Poll Debate: Does It Really Matter When the Top 25 Comes Out?
Support for that argument came in 2004, when Auburn started the season ranked 17th and went undefeated. The Tigers were shut out of the BCS title game because USC and Oklahoma started the season at No. 1 and No. 2 and also went undefeated.
A closer analysis of the numbers, though, shows that delaying the opening polls might not solve anything.
I studied the AP and USA Today polls from the past five years, and compared the preseason Top 10 to the Week Five Top 10 (or the Week Four Top 10 in 2007). I then measured how many preseason Top 10 teams were still in the Top 10 in Week Five.

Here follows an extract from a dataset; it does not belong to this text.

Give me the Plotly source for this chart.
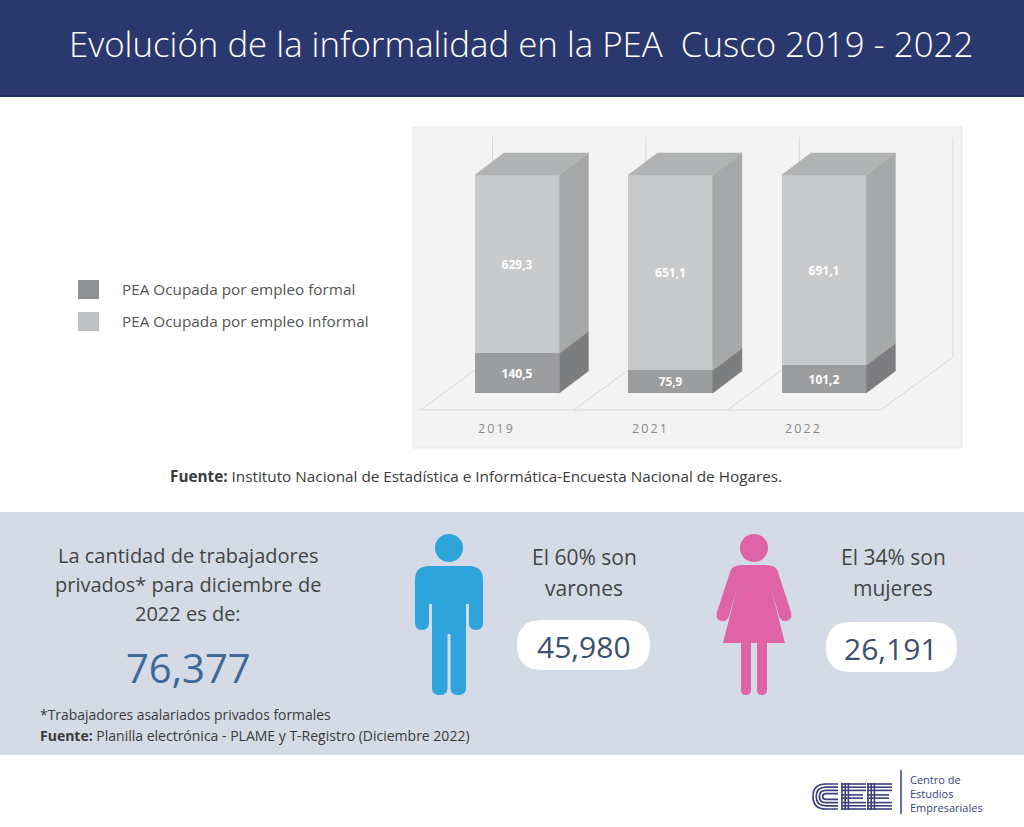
import plotly.graph_objects as go

# % Data
years = ["2019", "2021", "2022"]
formal = [140.5, 75.9, 101.2]
informal = [629.3, 651.1, 691.1]
legend_labels = ["PEA Ocupada por empleo formal", "PEA Ocupada por empleo informal"]

total_workers = "76,377"
men_share = "60%"
men_count = "45,980"
women_share = "34%"
women_count = "26,191"

W, H = 1024, 827
FONT = "Open Sans"
NAVY = "#3b3f7c"

# colours of the 3D bars: front, side
COL_FORMAL = ("#9c9d9e", "#7c7d7e")
COL_INFORMAL = ("#c9cacb", "#a7a8a9")
COL_TOP = "#b1b2b3"


def X(px):
    return px / W


def Y(py):
    return 1 - py / H


def pt(x, y):
    return f"{X(x):.5f},{Y(y):.5f}"


def poly(points):
    return "M " + " L ".join(pt(x, y) for x, y in points) + " Z"


def rrect(x0, y0, x1, y1, r):
    tl, tr, br, bl = r if isinstance(r, tuple) else (r, r, r, r)
    return (
        f"M {pt(x0 + tl, y0)} L {pt(x1 - tr, y0)} Q {pt(x1, y0)} {pt(x1, y0 + tr)}"
        f" L {pt(x1, y1 - br)} Q {pt(x1, y1)} {pt(x1 - br, y1)}"
        f" L {pt(x0 + bl, y1)} Q {pt(x0, y1)} {pt(x0, y1 - bl)}"
        f" L {pt(x0, y0 + tl)} Q {pt(x0, y0)} {pt(x0 + tl, y0)} Z"
    )


def shape_path(path, color):
    return dict(type="path", xref="paper", yref="paper", path=path,
                fillcolor=color, line=dict(width=0), layer="above")


def line_px(x0, y0, x1, y1, color=NAVY, width=1.6):
    return dict(type="line", xref="paper", yref="paper", x0=X(x0), x1=X(x1),
                y0=Y(y0), y1=Y(y1), line=dict(color=color, width=width))


def text(x, y, s, size, color="#444444", xanchor="center", **kw):
    return dict(x=X(x), y=Y(y), xref="paper", yref="paper", text=s,
                showarrow=False, xanchor=xanchor, yanchor="middle",
                font=dict(family=FONT, size=size, color=color, **kw))


# % Geometry of the pseudo 3D bars (data units)
bar_w = 0.55
dx, dy = 0.19, 10.1
xs = list(range(len(years)))
pct_formal = [f / (f + i) * 100 for f, i in zip(formal, informal)]

fig = go.Figure()

fig.add_trace(go.Bar(
    x=xs, y=formal, width=bar_w, marker=dict(color=COL_FORMAL[0], line=dict(width=0)),
    text=[f"{v:.1f}".replace(".", ",") for v in formal],
    name=legend_labels[0],
))
fig.add_trace(go.Bar(
    x=xs, y=informal, width=bar_w, marker=dict(color=COL_INFORMAL[0], line=dict(width=0)),
    text=[f"{v:.1f}".replace(".", ",") for v in informal],
    name=legend_labels[1],
))
fig.update_traces(
    textposition="inside", insidetextanchor="middle", textangle=0,
    textfont=dict(family=FONT, size=12, color="white", weight="bold"),
    hoverinfo="skip",
)


def faces(segments):
    fx, fy = [], []
    for x0, x1, y0, y1 in segments:
        fx += [x0, x1, x1 + dx, x0 + dx, x0, None]
        fy += [y0, y1, y1 + dy, y0 + dy, y0, None]
    return fx, fy


# side faces of each stacked segment and the top face of every bar
side_formal = faces([(x + bar_w / 2, x + bar_w / 2, 0, p) for x, p in zip(xs, pct_formal)])
side_informal = faces([(x + bar_w / 2, x + bar_w / 2, p, 100) for x, p in zip(xs, pct_formal)])
top_face = faces([(x - bar_w / 2, x + bar_w / 2, 100, 100) for x in xs])

for (fx, fy), col in [(side_formal, COL_FORMAL[1]), (side_informal, COL_INFORMAL[1]),
                      (top_face, COL_TOP)]:
    fig.add_trace(go.Scatter(x=fx, y=fy, mode="lines", fill="toself", fillcolor=col,
                             line=dict(width=0.5, color=col), hoverinfo="skip"))

# % Floor and back wall lines
shapes = []
grid = dict(color="#d9d9d9", width=1)
floor_front, floor_back, floor_dx, wall_top = -7.8, 16.5, 0.47, 117.4
bounds = [k - 0.63 for k in range(len(years) + 1)]
shapes.append(dict(type="line", xref="x", yref="y", x0=bounds[0], x1=bounds[-1],
                   y0=floor_front, y1=floor_front, line=grid, layer="below"))
for b in bounds:
    shapes.append(dict(type="line", xref="x", yref="y", x0=b, x1=b + floor_dx,
                       y0=floor_front, y1=floor_back, line=grid, layer="below"))
    shapes.append(dict(type="line", xref="x", yref="y", x0=b + floor_dx, x1=b + floor_dx,
                       y0=floor_back, y1=wall_top, line=grid, layer="below"))

# % Background blocks
shapes += [
    dict(type="rect", xref="paper", yref="paper", x0=0, x1=1, y0=Y(96), y1=1,
         fillcolor="#2b386d", line=dict(width=0), layer="below"),
    dict(type="line", xref="paper", yref="paper", x0=0, x1=1, y0=Y(96), y1=Y(96),
         line=dict(color="#1f2a55", width=2), layer="below"),
    dict(type="rect", xref="paper", yref="paper", x0=X(413), x1=X(962), y0=Y(448), y1=Y(127),
         fillcolor="#f3f3f3", line=dict(color="#e8e8e8", width=1), layer="below"),
    dict(type="rect", xref="paper", yref="paper", x0=0, x1=1, y0=Y(755), y1=Y(512),
         fillcolor="#d4dbe7", line=dict(width=0), layer="below"),
    # legend squares
    dict(type="rect", xref="paper", yref="paper", x0=X(78), x1=X(99), y0=Y(299), y1=Y(280),
         fillcolor="#8f9091", line=dict(width=0)),
    dict(type="rect", xref="paper", yref="paper", x0=X(78), x1=X(99), y0=Y(331), y1=Y(312),
         fillcolor="#bfc0c1", line=dict(width=0)),
    # pills
    shape_path(rrect(517, 620, 650, 670, 25), "white"),
    shape_path(rrect(826, 622, 957, 672, 25), "white"),
    # logo divider
    line_px(901, 770, 901, 814, width=1.5),
]

# % Man icon
BLUE = "#2fa3dc"
shapes += [
    dict(type="circle", xref="paper", yref="paper", x0=X(435), x1=X(463), y0=Y(562), y1=Y(534),
         fillcolor=BLUE, line=dict(width=0)),
    shape_path(rrect(415, 566, 483, 604, (14, 14, 0, 0)), BLUE),
    shape_path(rrect(415, 596, 429, 630, (0, 0, 7, 7)), BLUE),
    shape_path(rrect(469, 596, 483, 630, (0, 0, 7, 7)), BLUE),
    shape_path(poly([(432, 596), (466, 596), (466, 634), (432, 634)]), BLUE),
    shape_path(rrect(432, 628, 447.5, 695, (0, 0, 7, 7)), BLUE),
    shape_path(rrect(450.5, 628, 466, 695, (0, 0, 7, 7)), BLUE),
]

# % Woman icon
PINK = "#e064a5"
woman = (
    f"M {pt(742, 565)} L {pt(766, 565)} Q {pt(776, 565)} {pt(778, 572)}"
    f" L {pt(791, 612)} Q {pt(793, 620)} {pt(786, 621)} Q {pt(781, 622)} {pt(779, 616)}"
    f" L {pt(771, 588)} L {pt(785, 643)} L {pt(723, 643)} L {pt(737, 588)}"
    f" L {pt(729, 616)} Q {pt(727, 622)} {pt(722, 621)} Q {pt(715, 620)} {pt(717, 612)}"
    f" L {pt(730, 572)} Q {pt(732, 565)} {pt(742, 565)} Z"
)
shapes += [
    dict(type="circle", xref="paper", yref="paper", x0=X(740), x1=X(768), y0=Y(562), y1=Y(534),
         fillcolor=PINK, line=dict(width=0)),
    shape_path(woman, PINK),
    shape_path(rrect(741, 640, 751, 695, (0, 0, 5, 5)), PINK),
    shape_path(rrect(757, 640, 767, 695, (0, 0, 5, 5)), PINK),
]

# % CEE logo made of stripes
ly0, ly1 = 783, 810
for k in range(4):
    o = 1 + k * 3.2
    # C: nested arcs
    shapes.append(dict(
        type="path", xref="paper", yref="paper", line=dict(color=NAVY, width=1.7),
        path=(f"M {pt(838, ly0 + o)} L {pt(826, ly0 + o)} Q {pt(812 + o, ly0 + o)} {pt(812 + o, (ly0 + ly1) / 2)}"
              f" Q {pt(812 + o, ly1 - o)} {pt(826, ly1 - o)} L {pt(838, ly1 - o)}"),
    ))
for ex in (841, 867):
    for k in range(3):
        o = 1 + k * 3.2
        shapes.append(line_px(ex + o, ly0, ex + o, ly1))          # spine
        shapes.append(line_px(ex, ly0 + o, ex + 25, ly0 + o))      # top arm
        shapes.append(line_px(ex, ly1 - o, ex + 25, ly1 - o))      # bottom arm
    mid = (ly0 + ly1) / 2
    for off in (-1.6, 1.6):
        shapes.append(line_px(ex, mid + off, ex + 22, mid + off))  # middle arm

# % Texts
annotations = [
    text(521, 44, "Evolución de la informalidad en la PEA  Cusco 2019 - 2022", 34.8, "white",
         weight=300),
    text(120, 289, legend_labels[0], 15.3, "#555555", xanchor="left"),
    text(120, 321, legend_labels[1], 15.3, "#555555", xanchor="left"),
    text(476, 476, "<b>Fuente:</b> Instituto Nacional de Estadística e Informática-Encuesta Nacional de Hogares.",
         15.3, "#3a3a3a"),
    text(188, 555, "La cantidad de trabajadores", 20),
    text(188, 584, "privados* para diciembre de", 20),
    text(188, 613, "2022 es de:", 20),
    text(188, 667, total_workers, 40, "#3f6896"),
    text(38, 714, "*Trabajadores asalariados privados formales", 13.9, "#3a3a3a", xanchor="left"),
    text(38, 735, "<b>Fuente:</b> Planilla electrónica - PLAME y T-Registro (Diciembre 2022)",
         14, "#3a3a3a", xanchor="left"),
    text(584, 557, f"El {men_share} son", 21),
    text(584, 588, "varones", 21),
    text(584, 646, men_count, 30, "#3c4f6d"),
    text(893, 557, f"El {women_share} son", 21),
    text(893, 588, "mujeres", 21),
    text(891, 648, women_count, 30, "#3c4f6d"),
    text(908, 779, "Centro de", 11, NAVY, xanchor="left"),
    text(908, 793, "Estudios", 11, NAVY, xanchor="left"),
    text(908, 807, "Empresariales", 11, NAVY, xanchor="left"),
]
for x, year in zip(xs, years):
    annotations.append(dict(
        x=x - 0.14, y=Y(428), xref="x", yref="paper", text="\u2009".join(year),
        showarrow=False, font=dict(family=FONT, size=12.5, color="#8a8a8a"),
    ))

fig.update_layout(
    width=W, height=H, margin=dict(l=0, r=0, t=0, b=0),
    paper_bgcolor="white", plot_bgcolor="rgba(0,0,0,0)",
    barmode="stack", barnorm="percent", showlegend=False,
    xaxis=dict(domain=[X(413), X(962)], range=[-0.678, 2.899], visible=False, fixedrange=True),
    yaxis=dict(domain=[Y(448), Y(127)], range=[-25.2, 122.0], visible=False, fixedrange=True),
    shapes=shapes, annotations=annotations,
)

fig.write_html("out.html", config={"displayModeBar": False},
               post_script="document.body.style.margin='0';")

The results are recorded as percentages:
Year AP Poll USA Today Poll
2003 50% 60%
2004 80% 60%
2005 60% 60%
2006 70% 70%
2007 70% 80%
Both polls graded out at 66 percent correct from Week One to Week Five. In other words, they were correct on 6.5 teams in their Top 10 before the season started.
In all five seasons, the No. 1 team in the nation stayed on top. No. 2 stayed put in three of the five years.
Michigan gets the title of Most Overrated Team. Four times the Wolverines were ranked in the preseason Top 10, and all four times they dropped out by Week Five. (In 2006, they started at 14 and 15 and climbed to No. 6 by Week Five.)
Three times a team ranked in the Top 10 in the preseason was unranked by Week Five: Michigan in 2007, Oklahoma in 2005, and Auburn in 2003.
My point here?
It doesn't matter when the rankings come out—they're going to be basically the same.
In 2004, it didn't matter where Auburn started—USC and Oklahoma didn't lose. The Trojans and Sooners would have been ranked No. 1 and 2 to open the year whether the polls came out in August or October.